(Source code of charts)
========================

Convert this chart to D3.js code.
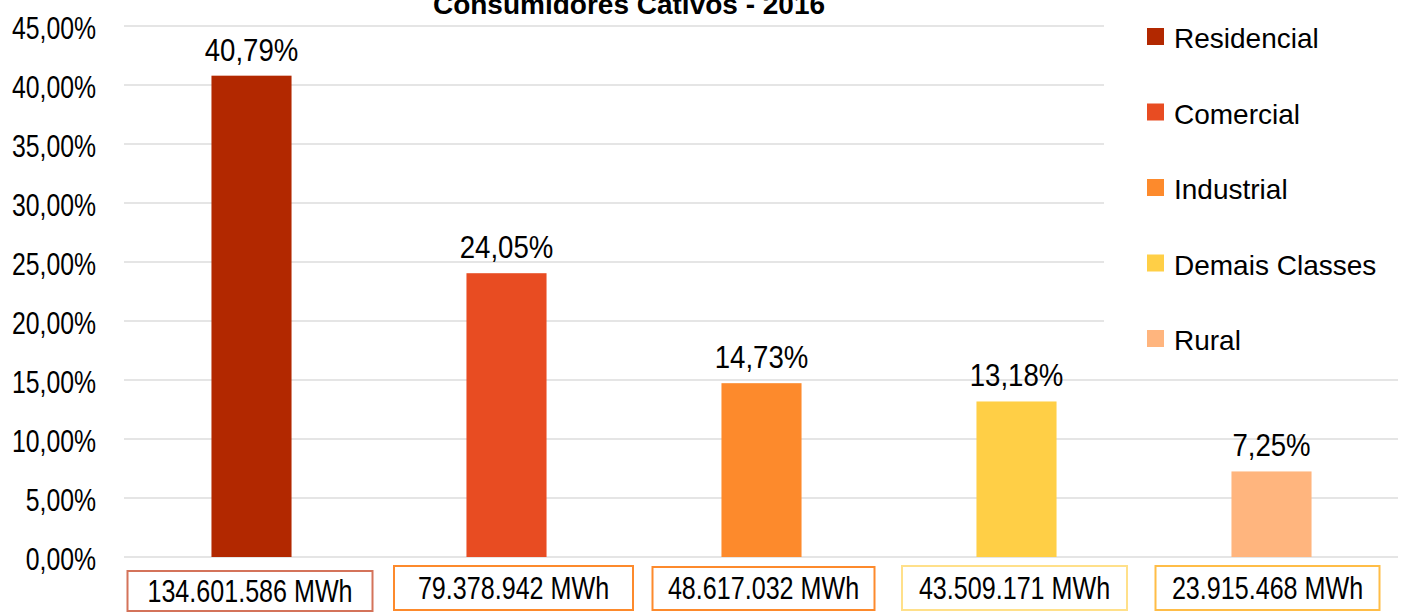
<!DOCTYPE html>
<html>
<head>
<meta charset="utf-8">
<script src="https://cdn.jsdelivr.net/npm/d3@7"></script>
<style>
  html, body { margin: 0; padding: 0; background: #ffffff; }
  svg { display: block; }
  text { font-family: "Liberation Sans", Arial, sans-serif; fill: #000; }
</style>
</head>
<body>
<svg id="chart" width="1403" height="612"></svg>
<script>
// ---- data ----
const categories = ["Residencial", "Comercial", "Industrial", "Demais Classes", "Rural"];
const shares = [40.79, 24.05, 14.73, 13.18, 7.25];           // % of captive consumption
const energyMWh = [134601586, 79378942, 48617032, 43509171, 23915468];
const yTicks = [0, 5, 10, 15, 20, 25, 30, 35, 40, 45];
const title = "Consumidores Cativos - 2016";

// ---- styles ----
const barColors = ["#b22800", "#e84c22", "#fd8a2c", "#ffcf46", "#ffb57e"];
const boxColors = ["#d4735a", "#fd8a2c", "#fd8a2c", "#ffe08a", "#ffbd47"];
const gridColor = "#dcdcdc";

// ---- locale ----
const ptBR = d3.formatLocale({decimal: ",", thousands: ".", grouping: [3], currency: ["R$", ""]});
const fmtPct = ptBR.format(".2f");
const fmtMWh = ptBR.format(",d");

const svg = d3.select("#chart");

// ---- scales ----
const x = d3.scaleBand().domain(categories).range([124, 1399]).paddingInner(0.686).paddingOuter(0.343);
const y = d3.scaleLinear().domain([0, 45]).range([557, 26]);

// ---- gridlines ----
svg.append("g").selectAll("line").data(yTicks).join("line")
  .attr("x1", 124).attr("x2", 1398)
  .attr("y1", d => y(d)).attr("y2", d => y(d))
  .attr("stroke", gridColor).attr("stroke-width", 1.4);

// ---- y axis labels ----
const yAxis = d3.axisLeft(y).tickValues(yTicks).tickSize(0).tickPadding(0)
  .tickFormat(d => fmtPct(d) + "%");
const gy = svg.append("g").attr("transform", "translate(96,0)").call(yAxis);
gy.select(".domain").remove();
gy.selectAll(".tick text")
  .attr("x", 0).attr("dy", null).attr("y", 0)
  .attr("fill", "#000")
  .style("font-size", "32px")
  .attr("transform", "translate(0,12) scale(0.775,1)");

// ---- bars ----
svg.append("g").selectAll("rect").data(categories).join("rect")
  .attr("x", d => x(d)).attr("width", x.bandwidth())
  .attr("y", (d, i) => y(shares[i]))
  .attr("height", (d, i) => y(0) - y(shares[i]))
  .attr("fill", (d, i) => barColors[i]);

// ---- value labels ----
svg.append("g").selectAll("text").data(categories).join("text")
  .attr("text-anchor", "middle")
  .style("font-size", "31px")
  .attr("transform", (d, i) => `translate(${x(d) + x.bandwidth() / 2},${y(shares[i]) - 15}) scale(0.89,1)`)
  .text((d, i) => fmtPct(shares[i]) + "%");

// ---- MWh boxes ----
const boxDx = [-1.5, 7, 2, -2, -4];
const boxW = [245, 239, 222, 225, 224];
const boxTop = [571, 566, 567, 566, 566];
const boxH = [40, 44, 43, 44, 44];
const boxes = svg.append("g").selectAll("g").data(categories).join("g")
  .attr("transform", (d, i) => `translate(${x(d) + x.bandwidth() / 2 + boxDx[i]},0)`);
boxes.append("rect")
  .attr("x", (d, i) => -boxW[i] / 2).attr("width", (d, i) => boxW[i])
  .attr("y", (d, i) => boxTop[i]).attr("height", (d, i) => boxH[i])
  .attr("fill", "#fff").attr("stroke", (d, i) => boxColors[i]).attr("stroke-width", 2);
boxes.append("text")
  .attr("text-anchor", "middle")
  .style("font-size", "32px")
  .attr("transform", (d, i) => `translate(0,${boxTop[i] + boxH[i] / 2 + 10.5}) scale(0.785,1)`)
  .text((d, i) => fmtMWh(energyMWh[i]) + " MWh");

// ---- legend (white backdrop covers gridlines) ----
const legend = svg.append("g");
legend.append("rect").attr("x", 1104).attr("y", 0).attr("width", 299).attr("height", 365).attr("fill", "#fff");
const items = legend.selectAll("g.item").data(categories).join("g")
  .attr("class", "item")
  .attr("transform", (d, i) => `translate(1147,${36.5 + i * 75.5})`);
items.append("rect").attr("x", 0).attr("y", -8.5).attr("width", 17).attr("height", 17)
  .attr("fill", (d, i) => barColors[i]);
items.append("text").attr("x", 27).attr("y", 11.5)
  .style("font-size", "28px").text(d => d);

// ---- title (cut at top edge, as in the reference) ----
svg.append("text").attr("x", 629).attr("y", 14).attr("text-anchor", "middle")
  .style("font-size", "28px").style("font-weight", "bold").text(title);
</script>
</body>
</html>
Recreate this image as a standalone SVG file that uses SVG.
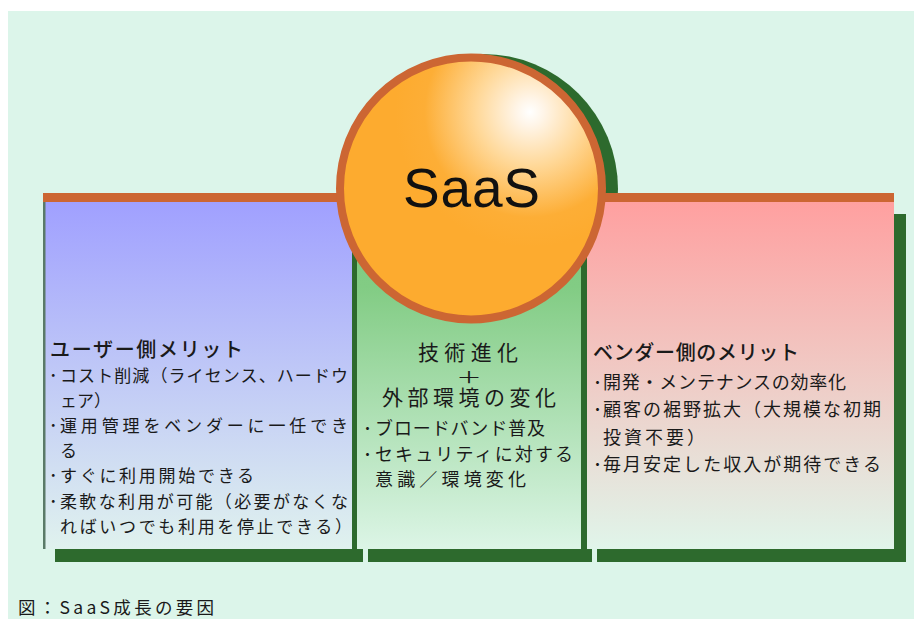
<svg xmlns="http://www.w3.org/2000/svg" width="914" height="619" viewBox="0 0 914 619">
  <defs>
    <linearGradient id="gBlue" gradientUnits="userSpaceOnUse" x1="0" y1="202" x2="0" y2="549">
      <stop offset="0" stop-color="#a0a0ff"/>
      <stop offset="1" stop-color="#e0f2ee"/>
    </linearGradient>
    <linearGradient id="gGreen" gradientUnits="userSpaceOnUse" x1="0" y1="200" x2="0" y2="549">
      <stop offset="0" stop-color="#7ec87e"/>
      <stop offset="0.25" stop-color="#82cc84"/>
      <stop offset="1" stop-color="#dcf5e6"/>
    </linearGradient>
    <linearGradient id="gPink" gradientUnits="userSpaceOnUse" x1="0" y1="202" x2="0" y2="549">
      <stop offset="0" stop-color="#ffa0a0"/>
      <stop offset="1" stop-color="#e0f5ea"/>
    </linearGradient>
    <radialGradient id="gSphere" gradientUnits="userSpaceOnUse" cx="530" cy="112" r="135" fx="530" fy="112">
      <stop offset="0" stop-color="#ffffff"/>
      <stop offset="0.1" stop-color="#fff5e8"/>
      <stop offset="0.4" stop-color="#ffd898"/>
      <stop offset="0.78" stop-color="#fdae36"/>
      <stop offset="1" stop-color="#fdab2f"/>
    </radialGradient>
    <style>
      .shadow { fill: #2d6a2d; }
      .bar { fill: #cc6633; }
      .jp { font-family: "Noto Sans CJK JP", "Noto Sans", sans-serif; fill: #1a1a1a; }
      .head { font-size: 20px; font-weight: 500; }
      .body17 { font-size: 17px; }
      .body18 { font-size: 18px; }
      .big { font-size: 21px; }
      .saas { font-family: "Liberation Sans", Arial, sans-serif; font-size: 55px; fill: #111; }
    </style>
  </defs>

  <!-- background -->
  <rect x="0" y="0" width="914" height="619" fill="#ffffff"/>
  <rect x="8" y="11" width="906" height="608" fill="#dcf5ea"/>

  <!-- sphere shadow (behind panels) -->
  <circle cx="483" cy="189" r="135" class="shadow"/>

  <g id="panel-user">
    <rect class="shadow" x="55" y="213" width="308" height="349"/>
    <rect x="44" y="202" width="308" height="347" fill="url(#gBlue)"/>
    <rect x="43" y="202" width="2.5" height="347" fill="#5a7a68"/>
    <text class="jp head" x="50" y="357" textLength="193" lengthAdjust="spacing">ユーザー側メリット</text>
    <text class="jp body17" x="49" y="382">･</text>
    <text class="jp body17" x="60" y="382" textLength="288" lengthAdjust="spacing">コスト削減（ライセンス、ハードウ</text>
    <text class="jp body17" x="60" y="407">ェア）</text>
    <text class="jp body17" x="49" y="432">･</text>
    <text class="jp body17" x="60" y="432" textLength="288" lengthAdjust="spacing">運用管理をベンダーに一任でき</text>
    <text class="jp body17" x="60" y="457">る</text>
    <text class="jp body17" x="49" y="482">･</text>
    <text class="jp body17" x="60" y="482" textLength="194" lengthAdjust="spacing">すぐに利用開始できる</text>
    <text class="jp body17" x="49" y="508">･</text>
    <text class="jp body17" x="60" y="508" textLength="288" lengthAdjust="spacing">柔軟な利用が可能（必要がなくな</text>
    <text class="jp body17" x="60" y="533" textLength="292" lengthAdjust="spacing">ればいつでも利用を停止できる）</text>
  </g>

  <g id="panel-tech">
    <rect class="shadow" x="368" y="212" width="224" height="350"/>
    <rect x="357" y="200" width="224" height="349" fill="url(#gGreen)"/>
    <text class="jp big" x="418" y="360" textLength="100" lengthAdjust="spacing">技術進化</text>
    <text class="jp" x="456" y="383" font-size="16" textLength="26" lengthAdjust="spacingAndGlyphs">＋</text>
    <text class="jp big" x="382" y="405" textLength="174" lengthAdjust="spacing">外部環境の変化</text>
    <text class="jp body18" x="363" y="435">･</text>
    <text class="jp body18" x="375" y="435" textLength="170" lengthAdjust="spacing">ブロードバンド普及</text>
    <text class="jp body18" x="363" y="461">･</text>
    <text class="jp body18" x="375" y="461" textLength="198" lengthAdjust="spacing">セキュリティに対する</text>
    <text class="jp body18" x="375" y="486" textLength="151" lengthAdjust="spacing">意識／環境変化</text>
  </g>

  <g id="panel-vendor">
    <rect class="shadow" x="597" y="214" width="309" height="348"/>
    <rect x="587" y="202" width="307" height="347" fill="url(#gPink)"/>
    <text class="jp head" x="593" y="360" textLength="206" lengthAdjust="spacing">ベンダー側のメリット</text>
    <text class="jp body18" x="593" y="389">･</text>
    <text class="jp body18" x="603" y="389" textLength="243" lengthAdjust="spacing">開発・メンテナンスの効率化</text>
    <text class="jp body18" x="593" y="416">･</text>
    <text class="jp body18" x="603" y="416" textLength="278" lengthAdjust="spacing">顧客の裾野拡大（大規模な初期</text>
    <text class="jp body18" x="603" y="444" textLength="102" lengthAdjust="spacing">投資不要）</text>
    <text class="jp body18" x="593" y="471">･</text>
    <text class="jp body18" x="603" y="471" textLength="278" lengthAdjust="spacing">毎月安定した収入が期待できる</text>
  </g>

  <!-- top orange band -->
  <rect class="bar" x="43" y="193" width="851" height="9"/>

  <g id="saas">
    <circle cx="471" cy="188.5" r="131" fill="url(#gSphere)" stroke="#cc6633" stroke-width="8"/>
    <text class="saas" x="403" y="207" textLength="137" lengthAdjust="spacing">SaaS</text>
  </g>

  <g id="connectors"/>

  <g id="caption">
    <text class="jp" x="18" y="614" font-size="17.5" fill="#333" textLength="196" lengthAdjust="spacing">図：SaaS成長の要因</text>
  </g>
</svg>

========================

• REQUIRED TASK
Return each line that includes "this".

• SOLVED PROBLEM
Convert this chart to D3.js code.
Recreate this image as a standalone SVG file that uses SVG.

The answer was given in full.